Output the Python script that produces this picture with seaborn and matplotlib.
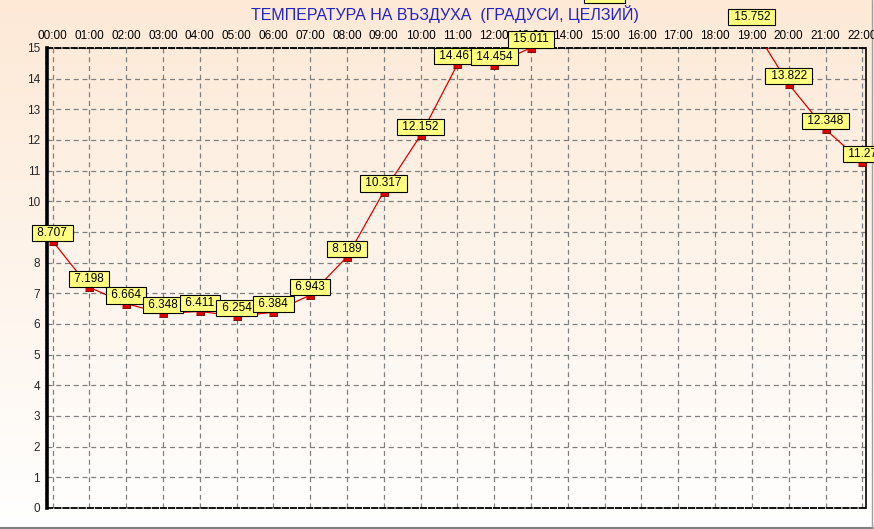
import numpy as np
import pandas as pd
import matplotlib
matplotlib.use("Agg")
import matplotlib.pyplot as plt
import seaborn as sns

# --- Data ---
hours = list(range(23))
hour_labels = [f"{h:02d}:00" for h in hours]
# 14:00-18:00 are above the 15 limit; only rough estimates (their labels fall off the chart)
temps = [8.707, 7.198, 6.664, 6.348, 6.411, 6.254, 6.384, 6.943, 8.189, 10.317,
         12.152, 14.467, 14.454, 15.011, 16.9, 16.45, 17.1, 17.0, 16.8, 15.752,
         13.822, 12.348, 11.27]
label_texts = ["8.707", "7.198", "6.664", "6.348", "6.411", "6.254", "6.384", "6.943",
               "8.189", "10.317", "12.152", "14.467", "14.454", "15.011", "16.9", "16.45",
               "17.1", "17.0", "16.8", "15.752", "13.822", "12.348", "11.27"]
y_ticks = list(range(16))
title = "ТЕМПЕРАТУРА НА ВЪЗДУХА  (ГРАДУСИ, ЦЕЛЗИЙ)"

df = pd.DataFrame({"hour": hours, "temp": temps})

sns.set_style("white")
plt.rcParams['font.family'] = ['Liberation Sans', 'DejaVu Sans']

fig = plt.figure(figsize=(8.74, 5.29), dpi=100)

# gradient background (peach -> white)
bg = fig.add_axes([0, 0, 1, 1], zorder=-10)
top = np.array([253, 233, 214]) / 255
bot = np.array([255, 255, 255]) / 255
t = np.linspace(0, 1, 256)[:, None]
grad = top[None, :] * (1 - t) + bot[None, :] * t
bg.imshow(grad[:, None, :], aspect='auto', extent=[0, 1, 0, 1])
bg.set_axis_off()
# window frame lines on right / bottom
bg.plot([0, 1], [0.001, 0.001], color='#808080', lw=1.5, transform=bg.transAxes, clip_on=False)
bg.plot([0.9975, 0.9975], [0, 1], color='#a0a0a0', lw=1.0, transform=bg.transAxes, clip_on=False)

ax = fig.add_axes([47 / 874, 21 / 529, 819 / 874, 460 / 529])
ax.patch.set_alpha(0)

# small rectangle marker hanging just below each point
sns.lineplot(data=df, x="hour", y="temp", ax=ax, color="#e00000", lw=0.9,
             marker=[(-1.75, 0), (1.75, 0), (1.75, -2), (-1.75, -2)],
             markersize=6.4, markerfacecolor="#dd0000", markeredgecolor="#700000",
             markeredgewidth=0.6, zorder=3)

for h, v, s in zip(hours, temps, label_texts):
    ax.annotate(f" {s} ", (h, v), xytext=(0, 1.6), textcoords='offset points',
                ha='center', va='bottom', fontsize=8.5, color='black',
                annotation_clip=False, zorder=5,
                bbox=dict(boxstyle='square,pad=0.18', fc='#ffff80', ec='black', lw=0.8))

ax.set_xlim(-0.15, 22.1)
ax.set_ylim(0, 15)
ax.set_xticks(hours)
ax.set_xticklabels(hour_labels)
ax.set_yticks(y_ticks)
ax.set_yticks(np.arange(0, 15.01, 0.25), minor=True)
ax.xaxis.tick_top()
ax.tick_params(axis='x', length=0, pad=4, labelsize=8.5, colors='black')
ax.tick_params(axis='y', which='major', length=4, width=1, pad=1, labelsize=8.5, direction='out')
ax.tick_params(axis='y', which='minor', length=1.5, width=0.8, direction='out', left=True)
ax.set_xlabel("")
ax.set_ylabel("")

ax.grid(True, which='major', color='#808080', linestyle=(0, (4, 3)), linewidth=0.9)
ax.set_axisbelow(True)

ax.spines['left'].set_linewidth(2.6)
ax.spines['left'].set_color('black')
ax.spines['right'].set_linewidth(1.2)
ax.spines['right'].set_color('black')
for side in ['top', 'bottom']:
    ax.spines[side].set_linestyle((0, (3, 1.5)))
    ax.spines[side].set_linewidth(1.3)
    ax.spines[side].set_color('black')

fig.text(445 / 874, 1 - 14 / 529, title, ha='center', va='center',
         fontsize=11.5, color='#2424c4')

fig.savefig("out.png", dpi=100)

▶ [Stated goal] From the listing, extract all text exactly as given and drop any picture.

▶ [The reply]
Output the Python script that produces this picture with seaborn and matplotlib.
import numpy as np
import pandas as pd
import matplotlib
matplotlib.use("Agg")
import matplotlib.pyplot as plt
import seaborn as sns

# --- Data ---
hours = list(range(23))
hour_labels = [f"{h:02d}:00" for h in hours]
# 14:00-18:00 are above the 15 limit; only rough estimates (their labels fall off the chart)
temps = [8.707, 7.198, 6.664, 6.348, 6.411, 6.254, 6.384, 6.943, 8.189, 10.317,
         12.152, 14.467, 14.454, 15.011, 16.9, 16.45, 17.1, 17.0, 16.8, 15.752,
         13.822, 12.348, 11.27]
label_texts = ["8.707", "7.198", "6.664", "6.348", "6.411", "6.254", "6.384", "6.943",
               "8.189", "10.317", "12.152", "14.467", "14.454", "15.011", "16.9", "16.45",
               "17.1", "17.0", "16.8", "15.752", "13.822", "12.348", "11.27"]
y_ticks = list(range(16))
title = "ТЕМПЕРАТУРА НА ВЪЗДУХА  (ГРАДУСИ, ЦЕЛЗИЙ)"

df = pd.DataFrame({"hour": hours, "temp": temps})

sns.set_style("white")
plt.rcParams['font.family'] = ['Liberation Sans', 'DejaVu Sans']

fig = plt.figure(figsize=(8.74, 5.29), dpi=100)

# gradient background (peach -> white)
bg = fig.add_axes([0, 0, 1, 1], zorder=-10)
top = np.array([253, 233, 214]) / 255
bot = np.array([255, 255, 255]) / 255
t = np.linspace(0, 1, 256)[:, None]
grad = top[None, :] * (1 - t) + bot[None, :] * t
bg.imshow(grad[:, None, :], aspect='auto', extent=[0, 1, 0, 1])
bg.set_axis_off()
# window frame lines on right / bottom
bg.plot([0, 1], [0.001, 0.001], color='#808080', lw=1.5, transform=bg.transAxes, clip_on=False)
bg.plot([0.9975, 0.9975], [0, 1], color='#a0a0a0', lw=1.0, transform=bg.transAxes, clip_on=False)

ax = fig.add_axes([47 / 874, 21 / 529, 819 / 874, 460 / 529])
ax.patch.set_alpha(0)

# small rectangle marker hanging just below each point
sns.lineplot(data=df, x="hour", y="temp", ax=ax, color="#e00000", lw=0.9,
             marker=[(-1.75, 0), (1.75, 0), (1.75, -2), (-1.75, -2)],
             markersize=6.4, markerfacecolor="#dd0000", markeredgecolor="#700000",
             markeredgewidth=0.6, zorder=3)

for h, v, s in zip(hours, temps, label_texts):
    ax.annotate(f" {s} ", (h, v), xytext=(0, 1.6), textcoords='offset points',
                ha='center', va='bottom', fontsize=8.5, color='black',
                annotation_clip=False, zorder=5,
                bbox=dict(boxstyle='square,pad=0.18', fc='#ffff80', ec='black', lw=0.8))

ax.set_xlim(-0.15, 22.1)
ax.set_ylim(0, 15)
ax.set_xticks(hours)
ax.set_xticklabels(hour_labels)
ax.set_yticks(y_ticks)
ax.set_yticks(np.arange(0, 15.01, 0.25), minor=True)
ax.xaxis.tick_top()
ax.tick_params(axis='x', length=0, pad=4, labelsize=8.5, colors='black')
ax.tick_params(axis='y', which='major', length=4, width=1, pad=1, labelsize=8.5, direction='out')
ax.tick_params(axis='y', which='minor', length=1.5, width=0.8, direction='out', left=True)
ax.set_xlabel("")
ax.set_ylabel("")

ax.grid(True, which='major', color='#808080', linestyle=(0, (4, 3)), linewidth=0.9)
ax.set_axisbelow(True)

ax.spines['left'].set_linewidth(2.6)
ax.spines['left'].set_color('black')
ax.spines['right'].set_linewidth(1.2)
ax.spines['right'].set_color('black')
for side in ['top', 'bottom']:
    ax.spines[side].set_linestyle((0, (3, 1.5)))
    ax.spines[side].set_linewidth(1.3)
    ax.spines[side].set_color('black')

fig.text(445 / 874, 1 - 14 / 529, title, ha='center', va='center',
         fontsize=11.5, color='#2424c4')

fig.savefig("out.png", dpi=100)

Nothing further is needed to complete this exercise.